Challenges and Criticism Remain

Despite growing momentum, insurance sustainability efforts are not without criticism.

Some environmental advocates argue that parts of the industry are moving too slowly, especially regarding investments tied to fossil fuel industries. Others believe sustainability commitments sometimes focus more on branding than meaningful structural change.

There are also difficult trade-offs involved.

For example, insurers trying to reduce climate exposure may withdraw coverage from vulnerable regions. From a financial perspective, that decision may seem rational. For affected communities, however, it can create housing instability and economic hardship.

Balancing financial sustainability with social responsibility is one of the industry’s biggest ongoing challenges.

Insurance companies operate within competitive markets and must remain profitable to survive. Yet the scale of environmental change is forcing broader conversations about what role insurers should play in supporting long-term resilience.

The Future of Sustainable Insurance

The insurance industry is still in the early stages of its sustainability transition.

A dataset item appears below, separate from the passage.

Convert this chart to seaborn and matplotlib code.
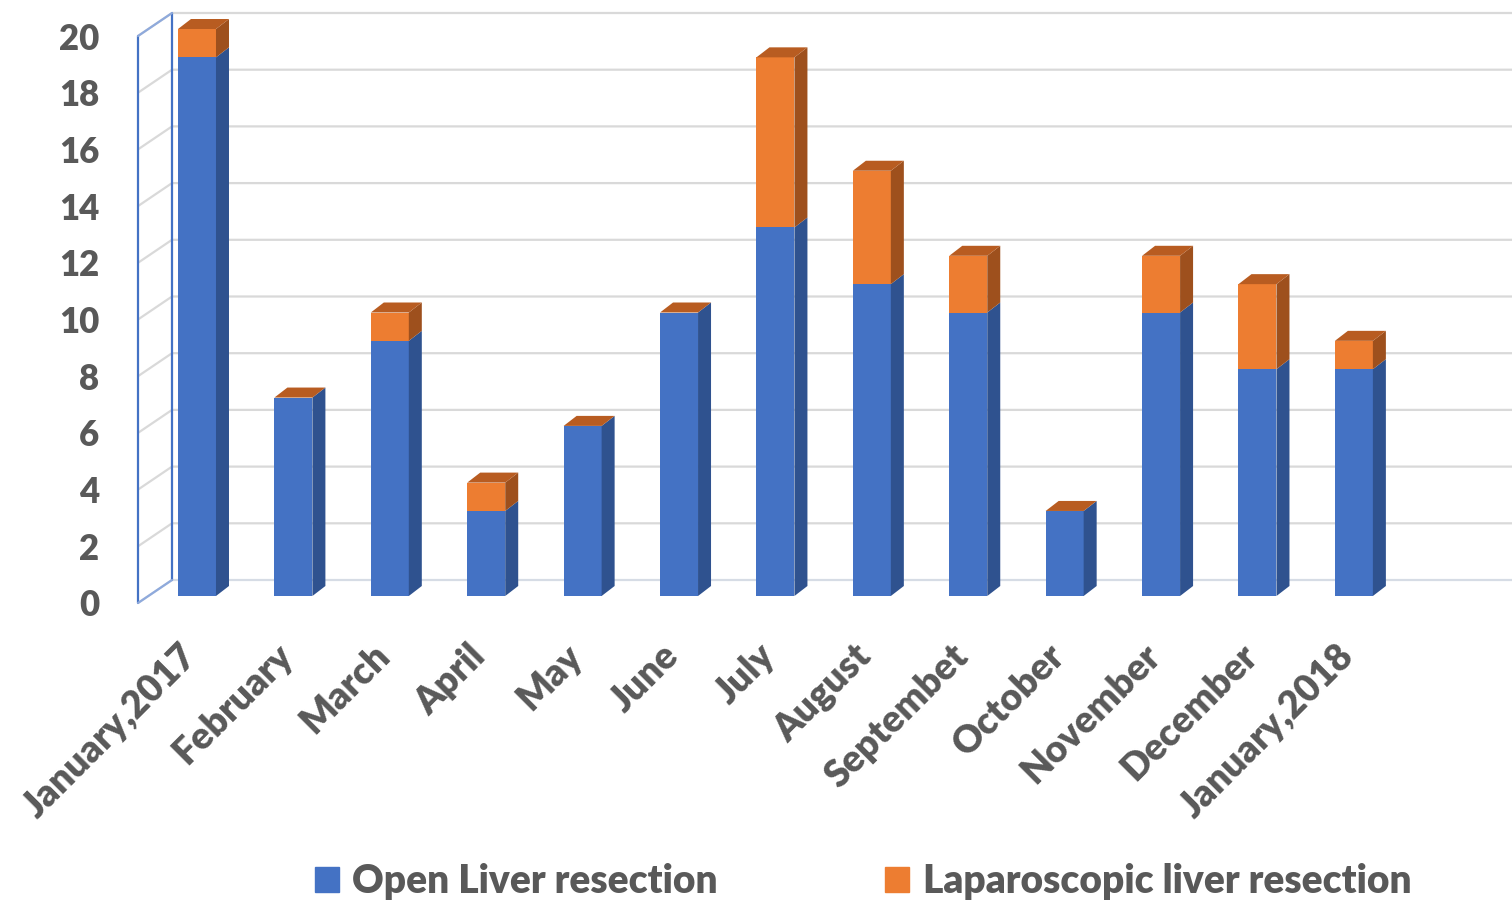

Some changes are already visible through climate-focused investment strategies, advanced risk modeling, digital transformation, and resilience initiatives. Other shifts will likely unfold more gradually over the coming years as environmental pressures intensify.

What makes insurance unique is that it sits at the intersection of finance, climate science, infrastructure, public policy, and consumer behavior. Few industries are as directly affected by long-term environmental instability.

Because of that, insurers may continue evolving from passive financial backstops into more active participants in risk prevention and adaptation planning.

The process will not be simple, and progress will probably remain uneven across different companies and regions. But sustainability is no longer a niche discussion inside insurance. It has become tied to the industry’s broader future.

Conclusion

Insurance sustainability efforts reflect a larger transformation taking place across the financial world. Climate change, environmental uncertainty, regulatory pressure, and changing consumer expectations are all reshaping how insurers think about risk and responsibility.

What began as a conversation about environmental awareness has evolved into something much more practical and urgent. Insurers are adjusting investment strategies, improving climate modeling, digitizing operations, and reconsidering how they support resilience in vulnerable communities.

At the same time, significant challenges remain. Questions about affordability, fairness, and long-term accountability continue to shape the debate around sustainable insurance practices.

The insurance industry may never become the public face of environmental progress, but its role in managing future risks is becoming increasingly important. In many ways, the choices insurers make today could influence how communities, businesses, and economies adapt to an uncertain future.